Short problem –
Your copy should be exact, beginning at the line containing "What TikZ code" and ending at the line containing "-- ($(head)!19pt!-90:(#2)$) -- ($(head)!9.5pt!-90:(#2)$)", with both lines kept and every picture dropped.

>> begin Raw data

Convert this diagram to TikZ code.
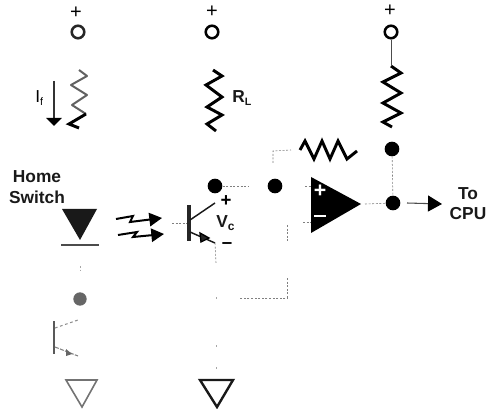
\documentclass[tikz,border=0pt]{standalone}
\usepackage{fontspec}
\setmainfont{Liberation Sans}
\usetikzlibrary{arrows.meta}
\tikzset{
  terminal/.style={circle,draw=black,fill=white,line width=1.9pt,minimum size=9.4pt,inner sep=0pt},
  junction/.style={circle,fill=black,minimum size=#1,inner sep=0pt},
  res/.style={draw=black,line width=2.2pt,line join=miter,miter limit=4},
  fres/.style={draw=black!62,line width=1.5pt,line join=round},
  wire/.style={draw=black!50,line width=0.45pt,dash pattern=on 1.5pt off 1.2pt},
  solidwire/.style={draw=black!70,line width=0.6pt},
  lab/.style={font=\fontsize{13}{13}\selectfont\bfseries,inner sep=0pt,text=black!90},
  sign/.style={font=\fontsize{15}{15}\selectfont,inner sep=0pt},
  beam/.style={draw=black,line width=1.5pt,-{Triangle[length=9.5pt,width=10pt,color=black]}},
  bar/.style={draw=black!85,line width=2.4pt},
  lead/.style={draw=black!90,line width=1.1pt},
}
\begin{document}
\begin{tikzpicture}[x=0.75pt,y=-0.75pt]
\useasboundingbox (0,0) rectangle (488,409);
% terminals and supply signs
\node[terminal,draw=black!85] (t1) at (78,32) {};
\node[terminal] (t2) at (212,32) {};
\node[terminal] (t3) at (391,32) {};
\node[sign] (p1) at (76,13) {+};
\node[sign] (p2) at (212,12) {+};
\node[sign] (p3) at (390,11) {+};
% resistors
\draw[fres] (79,70) -- (87,76) -- (71,85) -- (87,95) -- (72,105) -- (86,114);
\draw[res] (86,114) -- (69,124) -- (79,128);
\draw[res] (213,70) -- (222,76) -- (206,85) -- (222,97) -- (207,107) -- (222,115) -- (207,124) -- (216,131);
\coordinate (r3top) at (391,66);
\draw[res] (r3top) -- (401,73) -- (383,82) -- (401,93) -- (383,103) -- (401,113) -- (383,122) -- (392,127);
\coordinate (fbl) at (300,150);
\draw[res] (fbl) -- (305,141) -- (314,159) -- (322,141) -- (330,159) -- (338,141) -- (347,159) -- (357,151);
% junctions
\node[junction=11pt] (j1) at (215,186) {};
\node[junction=11pt] (j2) at (275,186) {};
\node[junction=11pt] (j3) at (392,149) {};
\node[junction=11pt] (j4) at (393,203) {};
\node[junction=10pt,fill=black!60] (j5) at (80,299) {};
% op amp
\coordinate (oa1) at (311,177);
\coordinate (oa2) at (361,204);
\coordinate (oa3) at (311,233);
\fill[black] (oa1) -- (oa2) -- (oa3) -- cycle;
\node[font=\fontsize{16}{16}\selectfont\bfseries,text=white,inner sep=0pt] (oap) at (320,191) {+};
\draw[white,line width=2pt] (314,216) -- (326,216);
% wires
\draw[solidwire] (t3) -- (r3top);
\coordinate (w1) at (248,186);
\draw[wire] (j1) -- (w1);
\coordinate (w2) at (273,163);
\coordinate (w3) at (273,151);
\coordinate (w4) at (291,150);
\draw[wire] (w2) -- (w3) -- (w4);
\coordinate (w5) at (305,186);
\coordinate (w6) at (311,186);
\draw[wire] (w5) -- (w6);
\coordinate (w7) at (303,222);
\coordinate (w8) at (311,222);
\draw[wire] (w7) -- (w8);
\coordinate (w9) at (287,225);
\coordinate (w10) at (287,241);
\coordinate (w11) at (287,278);
\coordinate (w12) at (287,298);
\coordinate (w13) at (240,298);
\draw[wire] (w9) -- (w10);
\draw[wire] (w11) -- (w12) -- (w13);
\coordinate (w14) at (365,204);
\draw[wire] (w14) -- (j4);
\draw[wire] (j3) -- (j4);
% output arrow
\coordinate (out) at (442,204);
\draw[solidwire,-{Triangle[length=10.5pt,width=12pt,color=black]},line width=0.8pt] (j4) ++(14,0) -- (out);
% transistor
\coordinate (qb1) at (189,205);
\coordinate (qb2) at (189,241);
\coordinate (qc) at (215,203);
\coordinate (qe) at (215,243);
\draw[bar] (qb1) -- (qb2);
\draw[lead] (190,220) -- (qc);
\draw[lead] (190,232) -- (qe);
\path[draw=black,line width=1pt,fill=black!85] (209,238) -- (200,233) -- (201,242) -- cycle;
\coordinate (qbw) at (172,223);
\coordinate (qbw2) at (187,223);
\draw[wire] (qbw) -- (qbw2);
\coordinate (qew) at (216,263);
\draw[wire] (qe) -- (qew);
\draw[wire,draw=black!35] (216,297) -- (216,299);
\draw[wire,draw=black!35] (216,345) -- (216,347);
\draw[wire,draw=black!35] (216,367) -- (216,369);
% right ground
\coordinate (g1) at (200,380);
\coordinate (g2) at (233,380);
\coordinate (g3) at (217,407);
\draw[draw=black!90,line width=1.8pt,line join=miter] (g1) -- (g2) -- (g3) -- cycle;
% LED
\coordinate (l1) at (62,209);
\coordinate (l2) at (97,209);
\coordinate (l3) at (80,240);
\fill[black!90] (l1) -- (l2) -- (l3) -- cycle;
\coordinate (lb1) at (61,245);
\coordinate (lb2) at (99,245);
\draw[draw=black!70,line width=1.7pt] (lb1) -- (lb2);
\draw[wire,draw=black!35] (80,266) -- (80,270);
% left transistor
\draw[draw=black!65,line width=1.6pt] (54,321) -- (54,354);
\draw[draw=black!45,line width=.8pt,dash pattern=on 2pt off 2pt] (55,328) -- (78,320);
\draw[draw=black!50,line width=.8pt,dash pattern=on 3pt off 1pt] (55,347) -- (78,356);
\path[fill=black!60] (72,354) -- (66,349) -- (66,356) -- cycle;
% left ground
\coordinate (h1) at (66,380);
\coordinate (h2) at (97,380);
\coordinate (h3) at (82,407);
\draw[draw=black!55,line width=1.2pt] (h1) -- (h2) -- (h3) -- cycle;
% light beams
\coordinate (b1) at (116,219);
\coordinate (b1e) at (162,218);
\coordinate (b2) at (118,235);
\coordinate (b2e) at (164,234);
\draw[beam] (b1) -- (133,216) -- (130,222) -- (b1e);
\draw[beam] (b2) -- (137,232) -- (133,237) -- (b2e);
% current arrow
\coordinate (ia) at (54,81);
\coordinate (ib) at (54,126);
\draw[draw=black!80,line width=.8pt,-{Triangle[length=6pt,width=11.5pt,color=black]}] (ia) -- (ib);
% labels
\node[lab] (lh) at (37,177) {Home};
\node[lab] (ls) at (37,197) {Switch};
\node[lab] (lt) at (468,194) {To};
\node[lab] (lc) at (468,214) {CPU};
\node[lab,anchor=west] (lr) at (232,98) {R\raisebox{-2.5pt}{\fontsize{8}{8}\selectfont L}};
\node[font=\fontsize{13}{13}\selectfont,inner sep=0pt,anchor=west] (li) at (35,98) {I\raisebox{-2.5pt}{\fontsize{8}{8}\selectfont f}};
\node[lab,anchor=west] (lv) at (216,223) {V\raisebox{-2.5pt}{\fontsize{9}{9}\selectfont c}};
\node[font=\fontsize{14}{14}\selectfont\bfseries,inner sep=0pt] (vp) at (226,201) {+};
\node[font=\fontsize{14}{14}\selectfont\bfseries,inner sep=0pt] (vm) at (227,246) {–};
\end{tikzpicture}
\end{document}
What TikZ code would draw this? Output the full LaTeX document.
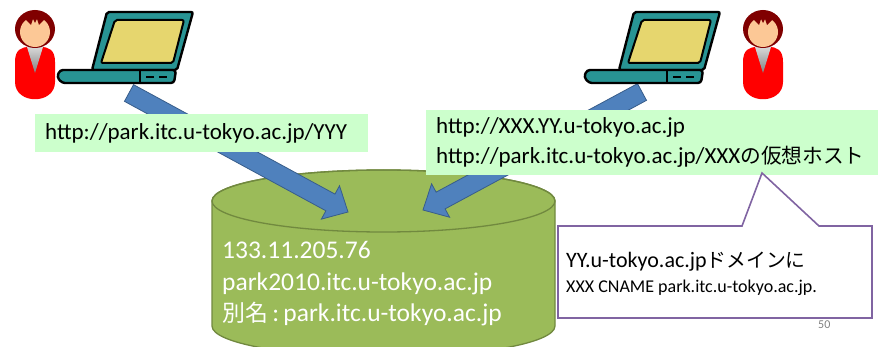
\documentclass[tikz,border=0pt]{standalone}
\usepackage{fontspec}
\setmainfont{Carlito}
\newfontfamily\jp[Scale=0.9]{Noto Sans CJK JP}
\usetikzlibrary{calc}

\definecolor{urlgreen}{RGB}{204,255,204}
\definecolor{dbfill}{RGB}{155,187,89}
\definecolor{dbedge}{RGB}{113,137,63}
\definecolor{arrowblue}{RGB}{79,129,189}
\definecolor{arrowedge}{RGB}{56,93,138}
\definecolor{notepurple}{RGB}{128,100,162}
\definecolor{hairbrown}{RGB}{128,0,0}
\definecolor{skin}{RGB}{252,200,150}
\definecolor{laptopteal}{RGB}{40,148,148}
\definecolor{screenyellow}{RGB}{230,214,110}

% fat block arrow from #1 to #2
\newcommand{\blockarrow}[2]{%
  \path ($(#2)!20pt!(#1)$) coordinate (head);
  \filldraw[fill=arrowblue,draw=arrowedge,line width=0.8pt]
    ($(#1)!9.5pt!90:(#2)$) -- ($(head)!9.5pt!90:(#2)$) -- ($(head)!19pt!90:(#2)$) -- (#2)
    -- ($(head)!19pt!-90:(#2)$) -- ($(head)!9.5pt!-90:(#2)$) -- ($(#1)!9.5pt!-90:(#2)$) -- cycle;}

\tikzset{
  urlbox/.style={fill=urlgreen,inner xsep=10pt,inner ysep=0pt,align=left,anchor=north west,
    font=\fontsize{23}{30}\selectfont},
  plain/.style={inner sep=0pt,anchor=west,align=left},
  person/.pic={
    \fill[red] (-20,62) .. controls (-20,50) and (-14,47) .. (-6,47) -- (6,47)
      .. controls (14,47) and (20,50) .. (20,62) -- (20,82)
      .. controls (20,105) and (-20,105) .. (-20,82) -- cycle;
    \shade[top color=gray!30,bottom color=gray] (-8,47) -- (8,47) -- (0,73) -- cycle;
    \fill[hairbrown] (0,29) ellipse[x radius=20,y radius=19];
    \fill[skin] (0,32) ellipse[x radius=15,y radius=15];
    \fill[hairbrown] (-10,19) -- (-4,25) -- (-2,19) -- (0,23) -- (2,19) -- (4,25) -- (10,19) -- (0,15) -- cycle;
  },
  laptop/.pic={
    \filldraw[fill=laptopteal,line width=2.4pt,rounded corners=2pt]
      (107,12) -- (193,12) -- (177,70) -- (92,70) -- cycle;
    \filldraw[fill=screenyellow,line width=2pt,rounded corners=2pt]
      (115,20) -- (184,20) -- (173,63) -- (101,63) -- cycle;
    \filldraw[fill=laptopteal,line width=2.4pt,rounded corners=3pt]
      (60,70) -- (176,70) -- (174,83) -- (62,83) -- (57,77) -- cycle;
    \draw[line width=1.5pt] (140,71) -- (140,82) (146,77) -- (154,77) (159,77) -- (167,77);
  }
}

\begin{document}
\begin{tikzpicture}[x=1pt,y=-1pt]
\clip (0,0) rectangle (888,347);

% the server
\filldraw[fill=dbfill,draw=dbedge,line width=1.3pt]
  (212,201) -- (212,326) arc[start angle=180,end angle=0,x radius=171.5,y radius=31]
  -- (555,201) arc[start angle=0,end angle=-180,x radius=171.5,y radius=31] -- cycle;
\draw[dbedge,line width=1.3pt] (383.5,201) ellipse[x radius=171.5,y radius=31];
\node[plain,text=white,font=\fontsize{25.5}{31.5}\selectfont] (dbtext) at (222,284)
  {133.11.205.76\\park2010.itc.u-tokyo.ac.jp\\{\jp 別名}\,:\,park.itc.u-tokyo.ac.jp};

% requests
\coordinate (leftport) at (129,93);
\coordinate (rightport) at (642,92);
\coordinate (dbleft) at (348,212);
\coordinate (dbright) at (423,210);
\blockarrow{leftport}{dbleft}
\blockarrow{rightport}{dbright}

\node[urlbox,text width=313pt,minimum height=38pt] (lefturl) at (35,114)
  {\mbox{http://park.itc.u-tokyo.ac.jp/YYY}};
\node[urlbox,text width=432pt,minimum height=65pt] (righturl) at (426,110)
  {\mbox{http://XXX.YY.u-tokyo.ac.jp}\\\mbox{http://park.itc.u-tokyo.ac.jp/XXX{\jp の仮想ホスト}}};

% DNS note
\coordinate (notetip) at (762,173);
\filldraw[fill=white,draw=notepurple,line width=1.6pt]
  (558,226) -- (742,226) -- (notetip) -- (819,226) -- (872,226) -- (872,318) -- (558,318) -- cycle;
\node[plain,font=\fontsize{22}{26}\selectfont] (notedomain) at (566,262)
  {YY.u-tokyo.ac.jp{\jp ドメインに}};
\node[plain,font=\fontsize{18}{20}\selectfont] (noterecord) at (566,288)
  {XXX CNAME park.itc.u-tokyo.ac.jp.};
\node[plain,text=gray,font=\fontsize{12}{14}\selectfont] (pagenum) at (818,325) {50};

% users
\pic at (35,0) {person};
\pic at (763,0) {person};
\pic at (0,0) {laptop};
\pic at (527,0) {laptop};
\end{tikzpicture}
\end{document}
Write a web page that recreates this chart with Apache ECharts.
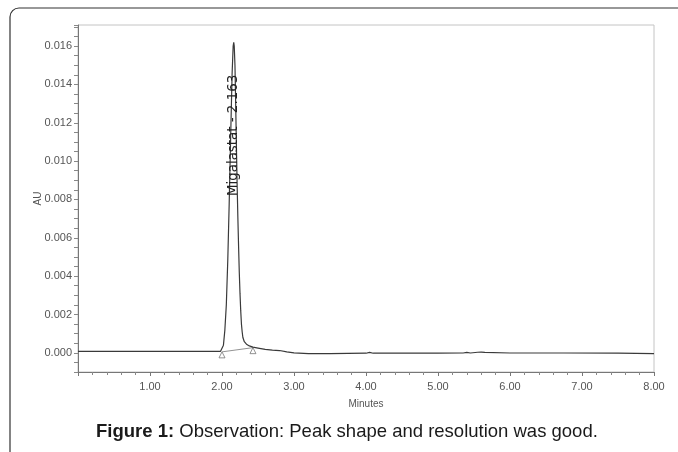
<!DOCTYPE html>
<html>
<head>
<meta charset="utf-8">
<script src="https://cdn.jsdelivr.net/npm/echarts@6/dist/echarts.min.js"></script>
<style>html,body{margin:0;padding:0;background:#fff;}#c{width:678px;height:452px;}</style>
</head>
<body>
<div id="c"></div>
<script>
// Chromatogram trace: [minutes, AU]
const traceTime = [0.0, 0.5, 1.0, 1.5, 1.9, 1.98, 2.0, 2.02, 2.04, 2.06, 2.08, 2.10, 2.12, 2.14, 2.155, 2.163, 2.17, 2.18, 2.19, 2.20, 2.21, 2.22, 2.23, 2.24, 2.25, 2.26, 2.27, 2.28, 2.29, 2.31, 2.34, 2.38, 2.43, 2.5, 2.6, 2.7, 2.8, 2.9, 3.0, 3.2, 3.5, 4.0, 4.05, 4.1, 5.0, 5.35, 5.4, 5.45, 5.55, 5.6, 5.65, 6.0, 6.7, 6.72, 6.75, 7.5, 8.0];
const traceAU   = [0.00008, 0.00008, 0.00008, 0.00008, 0.00008, 0.00008, 0.0001, 0.0004, 0.0012, 0.0025, 0.0048, 0.0078, 0.0112, 0.0145, 0.0160, 0.0162, 0.0160, 0.0150, 0.0130, 0.0108, 0.0088, 0.0071, 0.0056, 0.0042, 0.0031, 0.0022, 0.0015, 0.0011, 0.0008, 0.00058, 0.00045, 0.00036, 0.00030, 0.00025, 0.00018, 0.00014, 0.00012, 0.00005, 0.0, -0.00004, -0.00004, -0.00002, 0.00002, -0.00002, -0.00002, -0.00001, 0.00002, -0.00001, 0.00003, 0.00004, 0.00002, -0.00001, -0.00001, 0.00002, -0.00001, -0.00002, -0.00004];
// Integration baseline (start/end markers)
const baselineTime = [2.0, 2.43];
const baselineAU   = [0.00005, 0.00027];
// Peak annotation
const peakName = 'Migalastat - 2.163';
const peakTime = 2.163;
// Tick labels
const xTickValues = [1, 2, 3, 4, 5, 6, 7, 8];
const yTickValues = [0, 0.002, 0.004, 0.006, 0.008, 0.010, 0.012, 0.014, 0.016];

const FONT = 'Liberation Sans, Arial, sans-serif';
const chart = echarts.init(document.getElementById('c'), null, {renderer: 'canvas'});
const trace = traceTime.map((t, i) => [t, traceAU[i]]);
const base = baselineTime.map((t, i) => [t, baselineAU[i]]);
const peakMax = Math.max.apply(null, traceAU);

chart.setOption({
  animation: false,
  backgroundColor: '#fff',
  grid: {left: 78, right: 24, top: 25, bottom: 80, show: true, borderColor: '#c4c4c4', borderWidth: 1},
  xAxis: {
    type: 'value', min: 0, max: 8, interval: 1,
    name: 'Minutes', nameLocation: 'middle', nameGap: 27,
    nameTextStyle: {fontFamily: FONT, fontSize: 10, color: '#555'},
    axisLine: {show: true, onZero: false, lineStyle: {color: '#777', width: 1}},
    axisTick: {show: true, length: 4, lineStyle: {color: '#777'}},
    minorTick: {show: true, splitNumber: 5, length: 3, lineStyle: {color: '#888'}},
    splitLine: {show: false},
    axisLabel: {
      fontFamily: FONT, fontSize: 11, color: '#555', margin: 9,
      formatter: v => xTickValues.some(t => Math.abs(t - v) < 1e-6) ? v.toFixed(2) : ''
    }
  },
  yAxis: {
    type: 'value', min: -0.001, max: 0.0171, interval: 0.0005,
    name: 'AU', nameLocation: 'middle', nameGap: 35, nameMoveOverlap: false,
    nameTextStyle: {fontFamily: FONT, fontSize: 10, color: '#555'},
    axisLine: {show: true, onZero: false, lineStyle: {color: '#777', width: 1}},
    axisTick: {show: true, length: 4, lineStyle: {color: '#888'}},
    splitLine: {show: false},
    axisLabel: {
      fontFamily: FONT, fontSize: 11, color: '#555', margin: 6,
      formatter: v => yTickValues.some(t => Math.abs(t - v) < 1e-7) ? v.toFixed(3) : ''
    }
  },
  series: [
    {
      type: 'line', data: base, showSymbol: true, symbol: 'triangle', symbolSize: 6,
      symbolOffset: [0, 3],
      itemStyle: {color: '#fff', borderColor: '#777', borderWidth: 0.8},
      lineStyle: {color: '#777', width: 0.8}, z: 2, silent: true
    },
    {
      type: 'line', data: trace, showSymbol: false, symbol: 'none',
      lineStyle: {color: '#3a3a3a', width: 1.2}, z: 3, silent: true,
      markPoint: {
        silent: true, symbol: 'circle', symbolSize: 0.01,
        itemStyle: {color: 'rgba(0,0,0,0)'},
        data: [{name: peakName, coord: [peakTime, peakMax * 0.70]}],
        label: {
          show: true, formatter: '{b}', rotate: 90, position: 'inside',
          fontFamily: 'DejaVu Sans, sans-serif', fontSize: 13.4, color: '#222'
        }
      }
    }
  ],
  graphic: [
    {type: 'rect', shape: {x: 10, y: 8, width: 720, height: 480, r: 9},
     style: {fill: 'none', stroke: '#333', lineWidth: 1.2}, silent: true},
    {type: 'text', left: 96, top: 422, z: 10,
     style: {
       text: '{b|Figure 1:} Observation: Peak shape and resolution was good.',
       fontFamily: FONT, fontSize: 18.5, fill: '#1a1a1a',
       rich: {b: {fontFamily: FONT, fontSize: 18.5, fontWeight: 'bold', fill: '#1a1a1a'}}
     }}
  ]
});
</script>
</body>
</html>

>> end Raw data

Full answer –
What TikZ code would draw this? Output the full LaTeX document.
\documentclass[tikz,border=0pt]{standalone}
\usepackage{fontspec}
\setmainfont{Carlito}
\newfontfamily\jp[Scale=0.9]{Noto Sans CJK JP}
\usetikzlibrary{calc}

\definecolor{urlgreen}{RGB}{204,255,204}
\definecolor{dbfill}{RGB}{155,187,89}
\definecolor{dbedge}{RGB}{113,137,63}
\definecolor{arrowblue}{RGB}{79,129,189}
\definecolor{arrowedge}{RGB}{56,93,138}
\definecolor{notepurple}{RGB}{128,100,162}
\definecolor{hairbrown}{RGB}{128,0,0}
\definecolor{skin}{RGB}{252,200,150}
\definecolor{laptopteal}{RGB}{40,148,148}
\definecolor{screenyellow}{RGB}{230,214,110}

% fat block arrow from #1 to #2
\newcommand{\blockarrow}[2]{%
  \path ($(#2)!20pt!(#1)$) coordinate (head);
  \filldraw[fill=arrowblue,draw=arrowedge,line width=0.8pt]
    ($(#1)!9.5pt!90:(#2)$) -- ($(head)!9.5pt!90:(#2)$) -- ($(head)!19pt!90:(#2)$) -- (#2)
    -- ($(head)!19pt!-90:(#2)$) -- ($(head)!9.5pt!-90:(#2)$) -- ($(#1)!9.5pt!-90:(#2)$) -- cycle;}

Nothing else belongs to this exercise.